Plaintiff Rivas – Hostile Work Environment Claims Under Section 1981 and NYCHRL
The court granted defendants’ motion for summary judgment on plaintiffs’ hostile work environment claims under Section 1981 and the NYCHRL.
The court applied the well-known legal standard for hostile work environment claims under these statutes:
To prevail on a § 1981 hostile work environment claim, Rivas must demonstrate (1) that she was subjected to conduct that was objectively severe or pervasive to alter the conditions of [her] employment and create an abusive working environment; (2) that she subjectively perceived the environment to be hostile or abusive; and (3) that the offending conduct created an abusive environment because of [her] race or gender.
Claims under the NYCHRL, on the other hand, do not use the “severe and pervasive” standard, instead requiring the plaintiff to show only that she was treated “less well” because of discriminatory intent. Further, if the plaintiff establishes that she was treated less well because of her gender, defendants may assert an affirmative defense whereby [they] can still avoid liability if they prove that the conduct complained of consists of nothing more than what a reasonable victim of discrimination would consider petty slights and trivial inconveniences.
Rivas alleged a hostile work environment based on the following facts:
Rivas alleges that she was subject to intense scrutiny and micro-management on a daily basis, including having her desk moved to face Speranza.
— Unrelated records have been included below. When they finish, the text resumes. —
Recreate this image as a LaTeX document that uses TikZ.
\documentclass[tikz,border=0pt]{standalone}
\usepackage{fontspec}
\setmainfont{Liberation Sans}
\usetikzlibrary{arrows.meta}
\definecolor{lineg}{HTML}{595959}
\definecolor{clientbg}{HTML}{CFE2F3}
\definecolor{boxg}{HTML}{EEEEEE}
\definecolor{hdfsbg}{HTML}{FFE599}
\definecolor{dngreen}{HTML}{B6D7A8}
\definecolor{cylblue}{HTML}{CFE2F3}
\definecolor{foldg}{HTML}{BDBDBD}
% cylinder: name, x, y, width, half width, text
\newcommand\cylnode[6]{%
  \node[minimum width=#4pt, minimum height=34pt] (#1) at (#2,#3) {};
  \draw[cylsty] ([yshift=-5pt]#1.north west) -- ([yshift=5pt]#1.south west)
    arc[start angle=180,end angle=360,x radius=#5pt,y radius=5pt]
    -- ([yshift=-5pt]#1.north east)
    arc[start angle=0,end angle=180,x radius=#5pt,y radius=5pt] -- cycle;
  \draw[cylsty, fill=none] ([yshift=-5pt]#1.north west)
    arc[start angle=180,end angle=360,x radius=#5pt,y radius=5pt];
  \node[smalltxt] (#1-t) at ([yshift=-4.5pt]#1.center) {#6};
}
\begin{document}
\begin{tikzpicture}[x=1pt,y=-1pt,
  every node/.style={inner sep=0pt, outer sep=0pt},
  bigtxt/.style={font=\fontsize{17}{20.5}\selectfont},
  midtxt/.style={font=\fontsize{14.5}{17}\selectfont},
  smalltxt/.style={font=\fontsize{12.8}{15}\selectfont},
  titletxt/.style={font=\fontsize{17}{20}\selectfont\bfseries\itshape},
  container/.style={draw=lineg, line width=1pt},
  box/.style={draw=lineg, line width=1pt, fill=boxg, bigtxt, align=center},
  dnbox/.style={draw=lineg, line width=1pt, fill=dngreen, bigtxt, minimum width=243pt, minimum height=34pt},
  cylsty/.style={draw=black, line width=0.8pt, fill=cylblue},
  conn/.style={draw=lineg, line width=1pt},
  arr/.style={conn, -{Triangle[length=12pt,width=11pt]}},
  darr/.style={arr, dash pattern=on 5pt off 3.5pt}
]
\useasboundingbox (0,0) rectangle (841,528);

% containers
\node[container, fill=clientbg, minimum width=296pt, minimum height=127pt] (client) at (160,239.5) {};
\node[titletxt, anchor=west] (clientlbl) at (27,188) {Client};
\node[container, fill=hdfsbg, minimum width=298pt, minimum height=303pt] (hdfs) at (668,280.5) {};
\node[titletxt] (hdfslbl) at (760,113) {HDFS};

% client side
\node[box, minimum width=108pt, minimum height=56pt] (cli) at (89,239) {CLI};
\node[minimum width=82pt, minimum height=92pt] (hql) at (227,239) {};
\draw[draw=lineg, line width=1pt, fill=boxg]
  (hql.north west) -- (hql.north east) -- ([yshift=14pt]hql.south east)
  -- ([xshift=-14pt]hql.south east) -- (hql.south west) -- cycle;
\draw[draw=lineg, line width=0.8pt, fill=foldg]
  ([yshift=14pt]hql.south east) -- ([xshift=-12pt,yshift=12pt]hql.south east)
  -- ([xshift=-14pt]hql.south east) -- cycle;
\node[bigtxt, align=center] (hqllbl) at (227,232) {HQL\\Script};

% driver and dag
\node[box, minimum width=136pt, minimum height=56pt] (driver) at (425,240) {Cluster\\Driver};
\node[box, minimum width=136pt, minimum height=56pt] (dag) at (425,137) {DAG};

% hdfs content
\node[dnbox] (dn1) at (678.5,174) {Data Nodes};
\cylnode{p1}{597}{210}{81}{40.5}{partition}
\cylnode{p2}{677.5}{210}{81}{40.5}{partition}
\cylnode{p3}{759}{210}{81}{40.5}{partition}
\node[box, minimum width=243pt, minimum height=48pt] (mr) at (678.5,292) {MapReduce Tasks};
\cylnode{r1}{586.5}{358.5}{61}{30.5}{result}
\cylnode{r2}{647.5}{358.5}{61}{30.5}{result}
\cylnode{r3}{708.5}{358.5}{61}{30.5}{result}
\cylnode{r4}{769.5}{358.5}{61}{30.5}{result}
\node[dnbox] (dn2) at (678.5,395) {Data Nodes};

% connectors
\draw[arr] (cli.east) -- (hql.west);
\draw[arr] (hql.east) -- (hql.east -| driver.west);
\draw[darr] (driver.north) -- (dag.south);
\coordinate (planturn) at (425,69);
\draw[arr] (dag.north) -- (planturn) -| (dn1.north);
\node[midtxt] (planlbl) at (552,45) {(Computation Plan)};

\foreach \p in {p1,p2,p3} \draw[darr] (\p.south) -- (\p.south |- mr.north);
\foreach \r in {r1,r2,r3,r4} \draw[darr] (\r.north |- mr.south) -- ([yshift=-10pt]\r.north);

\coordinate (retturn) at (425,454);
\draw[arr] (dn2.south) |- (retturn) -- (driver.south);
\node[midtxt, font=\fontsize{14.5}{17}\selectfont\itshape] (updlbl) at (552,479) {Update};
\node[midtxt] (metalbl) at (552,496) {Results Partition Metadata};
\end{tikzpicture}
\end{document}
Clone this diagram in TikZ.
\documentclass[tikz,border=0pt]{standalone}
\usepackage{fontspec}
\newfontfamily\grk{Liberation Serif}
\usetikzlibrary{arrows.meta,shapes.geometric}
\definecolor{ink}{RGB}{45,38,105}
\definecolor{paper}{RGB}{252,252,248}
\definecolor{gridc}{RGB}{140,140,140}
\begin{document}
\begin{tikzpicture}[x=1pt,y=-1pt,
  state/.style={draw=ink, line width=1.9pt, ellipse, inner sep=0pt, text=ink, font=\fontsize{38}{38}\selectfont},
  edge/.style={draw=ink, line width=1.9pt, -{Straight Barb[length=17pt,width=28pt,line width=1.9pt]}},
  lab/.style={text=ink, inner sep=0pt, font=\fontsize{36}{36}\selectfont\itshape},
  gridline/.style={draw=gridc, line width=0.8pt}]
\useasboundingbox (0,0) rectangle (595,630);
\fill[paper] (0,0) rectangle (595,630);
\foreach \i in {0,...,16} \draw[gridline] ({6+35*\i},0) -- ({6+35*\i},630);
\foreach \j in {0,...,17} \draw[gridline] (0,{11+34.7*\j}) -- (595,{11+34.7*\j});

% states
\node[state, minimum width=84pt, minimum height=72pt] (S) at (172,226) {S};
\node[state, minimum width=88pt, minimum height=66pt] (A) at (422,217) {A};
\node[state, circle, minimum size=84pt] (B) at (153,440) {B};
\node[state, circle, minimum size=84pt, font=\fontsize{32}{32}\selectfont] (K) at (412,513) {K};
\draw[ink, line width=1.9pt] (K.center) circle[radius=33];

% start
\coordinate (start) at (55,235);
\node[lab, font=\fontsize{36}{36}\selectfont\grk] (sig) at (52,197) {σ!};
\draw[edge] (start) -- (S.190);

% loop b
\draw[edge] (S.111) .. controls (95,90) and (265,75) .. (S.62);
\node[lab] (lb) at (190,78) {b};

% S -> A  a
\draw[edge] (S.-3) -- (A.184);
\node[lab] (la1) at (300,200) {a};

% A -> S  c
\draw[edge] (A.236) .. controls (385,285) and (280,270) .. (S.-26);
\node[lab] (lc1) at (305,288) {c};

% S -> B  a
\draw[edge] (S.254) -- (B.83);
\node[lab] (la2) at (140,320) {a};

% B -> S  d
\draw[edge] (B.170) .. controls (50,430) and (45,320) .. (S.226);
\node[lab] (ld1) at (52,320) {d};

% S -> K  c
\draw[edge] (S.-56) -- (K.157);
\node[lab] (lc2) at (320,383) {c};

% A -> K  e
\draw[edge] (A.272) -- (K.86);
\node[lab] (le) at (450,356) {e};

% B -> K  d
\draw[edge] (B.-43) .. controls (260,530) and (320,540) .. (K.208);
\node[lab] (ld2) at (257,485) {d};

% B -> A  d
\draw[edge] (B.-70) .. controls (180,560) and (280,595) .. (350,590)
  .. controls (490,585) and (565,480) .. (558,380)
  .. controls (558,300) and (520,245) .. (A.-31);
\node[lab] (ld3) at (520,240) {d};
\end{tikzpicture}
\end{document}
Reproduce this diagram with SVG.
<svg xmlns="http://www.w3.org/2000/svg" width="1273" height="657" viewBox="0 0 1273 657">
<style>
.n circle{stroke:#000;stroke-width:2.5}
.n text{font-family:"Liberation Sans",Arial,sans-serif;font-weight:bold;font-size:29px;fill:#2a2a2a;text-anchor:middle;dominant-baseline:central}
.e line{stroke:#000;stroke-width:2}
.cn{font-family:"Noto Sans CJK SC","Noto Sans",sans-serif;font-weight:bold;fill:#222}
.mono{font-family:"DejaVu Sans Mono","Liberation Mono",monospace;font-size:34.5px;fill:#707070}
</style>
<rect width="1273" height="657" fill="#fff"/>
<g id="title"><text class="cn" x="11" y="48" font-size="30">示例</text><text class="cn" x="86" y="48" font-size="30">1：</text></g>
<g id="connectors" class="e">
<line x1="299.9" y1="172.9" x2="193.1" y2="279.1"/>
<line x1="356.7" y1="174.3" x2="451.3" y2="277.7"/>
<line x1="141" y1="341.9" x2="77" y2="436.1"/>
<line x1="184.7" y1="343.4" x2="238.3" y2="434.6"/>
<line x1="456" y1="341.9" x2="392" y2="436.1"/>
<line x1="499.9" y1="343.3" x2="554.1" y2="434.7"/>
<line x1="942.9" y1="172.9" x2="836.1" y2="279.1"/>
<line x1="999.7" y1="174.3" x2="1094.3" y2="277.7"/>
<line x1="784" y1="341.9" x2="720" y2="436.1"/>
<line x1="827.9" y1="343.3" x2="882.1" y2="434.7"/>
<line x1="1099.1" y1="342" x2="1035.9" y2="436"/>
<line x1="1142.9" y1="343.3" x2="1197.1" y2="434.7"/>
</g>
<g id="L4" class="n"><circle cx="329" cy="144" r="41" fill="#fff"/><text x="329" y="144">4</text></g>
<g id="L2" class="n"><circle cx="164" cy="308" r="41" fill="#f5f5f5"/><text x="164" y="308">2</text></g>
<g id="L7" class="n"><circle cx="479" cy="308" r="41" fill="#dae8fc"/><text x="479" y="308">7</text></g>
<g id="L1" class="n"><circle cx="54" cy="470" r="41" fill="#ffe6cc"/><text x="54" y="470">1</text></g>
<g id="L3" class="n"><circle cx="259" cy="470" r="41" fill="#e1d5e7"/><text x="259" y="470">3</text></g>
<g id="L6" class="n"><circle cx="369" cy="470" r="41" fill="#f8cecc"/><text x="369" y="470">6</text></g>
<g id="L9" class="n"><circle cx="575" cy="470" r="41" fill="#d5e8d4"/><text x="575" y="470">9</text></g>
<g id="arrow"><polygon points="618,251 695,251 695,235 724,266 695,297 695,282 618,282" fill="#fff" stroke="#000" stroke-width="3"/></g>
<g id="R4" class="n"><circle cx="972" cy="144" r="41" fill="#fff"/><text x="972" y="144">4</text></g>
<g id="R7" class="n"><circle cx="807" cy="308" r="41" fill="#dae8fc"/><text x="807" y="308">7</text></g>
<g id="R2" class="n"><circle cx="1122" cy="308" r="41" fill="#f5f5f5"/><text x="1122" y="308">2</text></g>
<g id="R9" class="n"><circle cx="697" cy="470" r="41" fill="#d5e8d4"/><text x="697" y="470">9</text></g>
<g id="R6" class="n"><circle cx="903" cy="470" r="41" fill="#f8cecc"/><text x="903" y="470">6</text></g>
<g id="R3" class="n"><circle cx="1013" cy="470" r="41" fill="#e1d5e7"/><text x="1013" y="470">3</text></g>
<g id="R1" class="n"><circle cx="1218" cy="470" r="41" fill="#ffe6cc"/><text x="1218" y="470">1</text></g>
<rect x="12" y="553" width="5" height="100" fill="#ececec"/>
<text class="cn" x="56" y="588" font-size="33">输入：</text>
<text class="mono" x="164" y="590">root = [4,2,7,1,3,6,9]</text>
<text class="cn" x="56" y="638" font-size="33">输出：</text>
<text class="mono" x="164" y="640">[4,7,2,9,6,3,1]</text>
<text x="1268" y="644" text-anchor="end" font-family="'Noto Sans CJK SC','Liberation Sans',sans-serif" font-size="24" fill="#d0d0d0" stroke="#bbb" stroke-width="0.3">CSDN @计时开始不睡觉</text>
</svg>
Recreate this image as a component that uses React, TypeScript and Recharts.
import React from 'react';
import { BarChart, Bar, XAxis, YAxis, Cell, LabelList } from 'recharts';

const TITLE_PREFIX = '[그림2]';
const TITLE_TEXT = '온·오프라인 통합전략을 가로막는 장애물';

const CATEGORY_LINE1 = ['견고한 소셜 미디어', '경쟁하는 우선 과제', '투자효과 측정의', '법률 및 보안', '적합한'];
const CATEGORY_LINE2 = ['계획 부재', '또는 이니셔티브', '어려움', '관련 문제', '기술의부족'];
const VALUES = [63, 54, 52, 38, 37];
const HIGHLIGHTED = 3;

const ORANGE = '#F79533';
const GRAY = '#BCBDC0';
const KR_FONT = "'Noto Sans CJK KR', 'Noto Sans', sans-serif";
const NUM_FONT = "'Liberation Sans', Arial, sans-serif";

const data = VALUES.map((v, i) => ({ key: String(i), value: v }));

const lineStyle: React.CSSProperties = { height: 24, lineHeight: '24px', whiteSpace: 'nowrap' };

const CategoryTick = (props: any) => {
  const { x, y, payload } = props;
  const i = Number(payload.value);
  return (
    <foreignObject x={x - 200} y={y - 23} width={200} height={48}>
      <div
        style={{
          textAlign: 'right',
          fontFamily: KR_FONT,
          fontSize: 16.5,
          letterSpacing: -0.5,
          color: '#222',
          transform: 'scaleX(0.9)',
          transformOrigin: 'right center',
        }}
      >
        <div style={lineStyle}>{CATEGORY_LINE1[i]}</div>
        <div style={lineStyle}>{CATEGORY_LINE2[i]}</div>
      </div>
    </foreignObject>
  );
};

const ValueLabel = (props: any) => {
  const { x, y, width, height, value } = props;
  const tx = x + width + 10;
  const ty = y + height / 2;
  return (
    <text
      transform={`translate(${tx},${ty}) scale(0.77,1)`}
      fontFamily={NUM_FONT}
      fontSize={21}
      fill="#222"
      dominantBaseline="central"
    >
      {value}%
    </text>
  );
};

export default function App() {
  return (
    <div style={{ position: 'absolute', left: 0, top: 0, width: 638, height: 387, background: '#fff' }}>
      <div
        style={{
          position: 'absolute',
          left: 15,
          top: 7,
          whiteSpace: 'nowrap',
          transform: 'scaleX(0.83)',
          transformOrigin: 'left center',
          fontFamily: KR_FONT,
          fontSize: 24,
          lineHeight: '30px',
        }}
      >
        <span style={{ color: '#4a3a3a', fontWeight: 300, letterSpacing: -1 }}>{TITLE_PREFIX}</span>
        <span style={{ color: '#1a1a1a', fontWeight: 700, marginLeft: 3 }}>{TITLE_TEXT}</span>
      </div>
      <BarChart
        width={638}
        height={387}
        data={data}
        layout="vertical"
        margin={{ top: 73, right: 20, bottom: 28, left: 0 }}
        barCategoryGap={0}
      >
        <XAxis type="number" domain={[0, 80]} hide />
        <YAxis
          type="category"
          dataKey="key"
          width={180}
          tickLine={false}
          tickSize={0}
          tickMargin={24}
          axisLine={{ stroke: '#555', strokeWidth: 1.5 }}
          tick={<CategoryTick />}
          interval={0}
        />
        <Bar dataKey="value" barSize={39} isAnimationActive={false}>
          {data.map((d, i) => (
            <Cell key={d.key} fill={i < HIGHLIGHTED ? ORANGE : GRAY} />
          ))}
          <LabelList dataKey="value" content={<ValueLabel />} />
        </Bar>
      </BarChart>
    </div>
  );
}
Further, she was required to call Speranza when she arrived at work each day. Speranza also reprimanded Rivas for using her cell phone to place calls or texts, while Rivas observed Speranza, and another employee, Nina Blumenthal, both of whom are white, use their cell phones to make calls and texts. Finally, Rivas was docked time for arriving to work late.
This, however, was insufficient:
[T]hese actions are not sufficient to sustain a hostile work environment claim under § 1981 or the NYCHRL. Moreover, Rivas does not dispute that she has arrived late to work, and her performance evaluations demonstrate that she struggled with this aspect of her employment from the get go. Thus, it is hard to conclude that the actions Rivas complains of amount to unfair scrutiny by Speranza, rather than a consequence of Rivas’s work and attendance problems that needed improvement. …
The court concluded that while “Speranza may have been an overbearing or obnoxious boss … even under the more lenient NYCHRL standard, these actions do not rise above the level of petty slights and trivial inconveniences.”